The transaction is expected to significantly boost Shell’s
production outlook, increasing its compound annual growth rate
(CAGR) from 1%—as previously outlined at its 2025 Capital Markets
Day—to around 4% compared to 2025 levels. The deal also supports
Shell’s strategy to maintain liquids production at approximately
1.4 million barrels per day through 2030 and beyond.

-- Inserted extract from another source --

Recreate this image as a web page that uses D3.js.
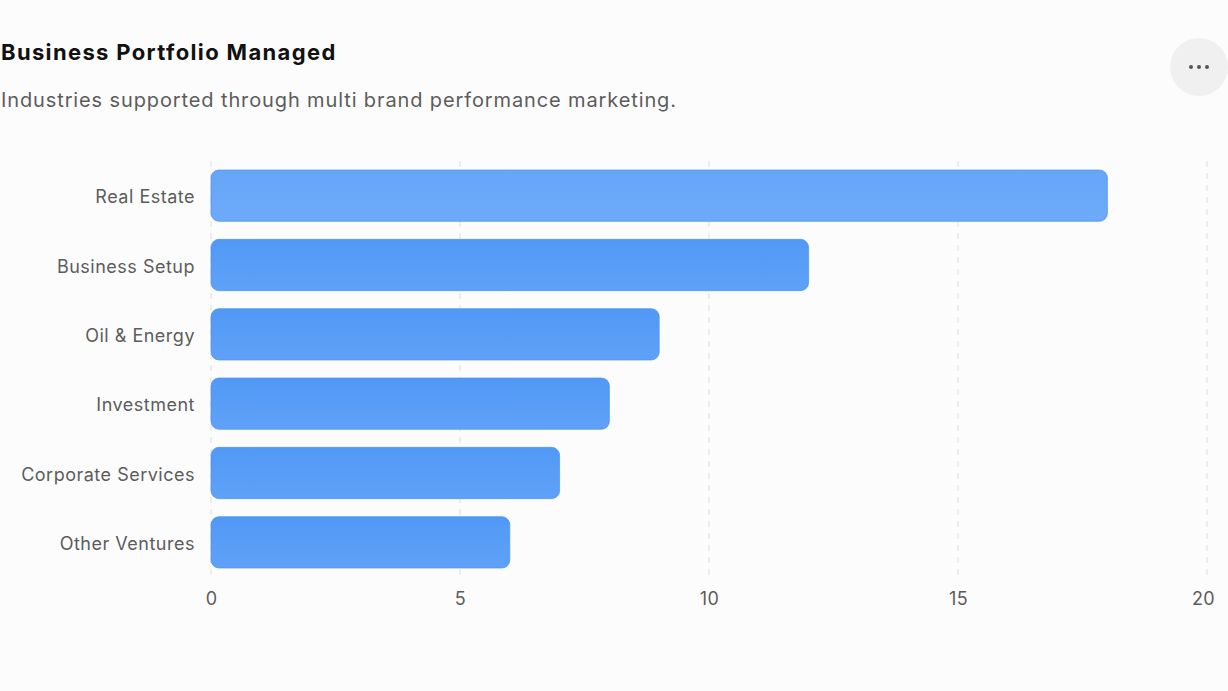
<!DOCTYPE html>
<html>
<head>
<meta charset="utf-8">
<script src="https://cdn.jsdelivr.net/npm/d3@7"></script>
<style>
  body { margin: 0; background: #fcfcfc; font-family: Inter, "Noto Sans", sans-serif; }
  #chart { position: relative; width: 1228px; height: 691px; }
</style>
</head>
<body>
<div id="chart"></div>
<script>
// chart data
var industries = ["Real Estate", "Business Setup", "Oil & Energy", "Investment", "Corporate Services", "Other Ventures"];
var brandCounts = [18, 12, 9, 8, 7, 6];
var xTicks = [0, 5, 10, 15, 20];

var width = 1228, height = 691;

var svg = d3.select('#chart')
  .append('svg')
  .attr('width', width)
  .attr('height', height)
  .style('background-color', '#fcfcfc');

// gradients for bars
var defs = svg.append('defs');
var grad = defs.append('linearGradient')
  .attr('id', 'barGrad')
  .attr('x1', 0).attr('y1', 0).attr('x2', 0).attr('y2', 1);
grad.append('stop').attr('offset', '0%').attr('stop-color', '#5199f6');
grad.append('stop').attr('offset', '100%').attr('stop-color', '#5fa1f7');

var gradActive = defs.append('linearGradient')
  .attr('id', 'barGradActive')
  .attr('x1', 0).attr('y1', 0).attr('x2', 0).attr('y2', 1);
gradActive.append('stop').attr('offset', '0%').attr('stop-color', '#66a5f8');
gradActive.append('stop').attr('offset', '100%').attr('stop-color', '#6eaaf9');

// title + subtitle
svg.append('text')
  .attr('x', 1)
  .attr('y', 60)
  .style('font-size', '22px')
  .style('font-weight', '700')
  .style('letter-spacing', '1.35px')
  .style('fill', '#111')
  .text('Business Portfolio Managed');

svg.append('text')
  .attr('x', 1)
  .attr('y', 107)
  .style('font-size', '20px')
  .style('letter-spacing', '0.88px')
  .style('fill', '#5c5c5c')
  .text('Industries supported through multi brand performance marketing.');

// menu button
var btn = svg.append('g').attr('transform', 'translate(1199,67)');
btn.append('circle').attr('r', 29).attr('fill', '#f0f0f0');
[-8, 0, 8].forEach(function(dx) {
  btn.append('circle').attr('cx', dx).attr('r', 2).attr('fill', '#555');
});

// scales
var x = d3.scaleLinear()
  .domain([0, 20])
  .range([211, 1207]);

var y = d3.scaleBand()
  .domain(industries)
  .range([161, 577])
  .paddingInner(0.26)
  .paddingOuter(0.13);

// gridlines
svg.append('g')
  .selectAll('line')
  .data(xTicks)
  .join('line')
  .attr('x1', d => x(d))
  .attr('x2', d => x(d))
  .attr('y1', 161)
  .attr('y2', 577)
  .attr('stroke', '#e3e3e3')
  .attr('stroke-width', 1.2)
  .attr('stroke-dasharray', '6 6');

// x axis
var xAxis = svg.append('g')
  .attr('transform', 'translate(0,577)')
  .call(d3.axisBottom(x).tickValues(xTicks).tickSize(0).tickPadding(15));
xAxis.select('.domain').remove();
xAxis.selectAll('text')
  .style('font-family', 'Inter, "Noto Sans", sans-serif')
  .style('font-size', '18px')
  .style('letter-spacing', '0.4px')
  .style('fill', '#5c5c5c')
  .attr('dx', d => d === 20 ? -4 : 0);

// y axis
var yAxis = svg.append('g')
  .attr('transform', 'translate(195,0)')
  .call(d3.axisLeft(y).tickSize(0).tickPadding(0));
yAxis.select('.domain').remove();
yAxis.selectAll('text')
  .style('font-family', 'Inter, "Noto Sans", sans-serif')
  .style('font-size', '18px')
  .style('letter-spacing', '0.5px')
  .style('fill', '#5c5c5c')
  .attr('dy', '0.42em');

// bars
var data = industries.map(function(name, i) { return { name: name, count: brandCounts[i] }; });

svg.append('g')
  .selectAll('rect')
  .data(data)
  .join('rect')
  .attr('x', x(0))
  .attr('y', d => y(d.name))
  .attr('width', d => x(d.count) - x(0))
  .attr('height', y.bandwidth())
  .attr('rx', 8)
  .attr('ry', 8)
  .attr('fill', (d, i) => i === 0 ? 'url(#barGradActive)' : 'url(#barGrad)')
  .attr('stroke', '#4a93f2')
  .attr('stroke-opacity', 0.7)
  .attr('stroke-width', 1);
</script>
</body>
</html>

The acquisition will combine ARC’s more than 1.5 million net
acres with Shell’s existing ~440,000 net acres in the Montney
formation. It will also add around 2 billion barrels of oil
equivalent in proved and probable reserves as of end-2025. In 2025,
liquids accounted for about 40% of ARC’s production but generated
roughly 70% of its revenues. The company’s gas reserves are also
expected to support Shell’s expansion in liquefied natural gas
(LNG) projects in Canada.


Under the terms of the agreement, ARC shareholders will receive
CAD 8.20 in cash and 0.40247 Shell shares for each ARC share,
implying a consideration of approximately CAD 32.80 per share. This
represents a 20% premium to ARC’s 30-day volume-weighted average
price. The deal values ARC’s equity at about $13.6 billion.







Shell will also assume approximately $2.8 billion in net debt
and leases, bringing the total enterprise value of the transaction
to around $16.4 billion. The equity portion will be financed
through $3.4 billion in cash and $10.2 billion in newly issued
Shell shares, equivalent to roughly 228 million shares.


The boards of both companies have unanimously approved the
transaction, which is expected to close in the second half of 2026,
subject to shareholder, court, and regulatory approvals.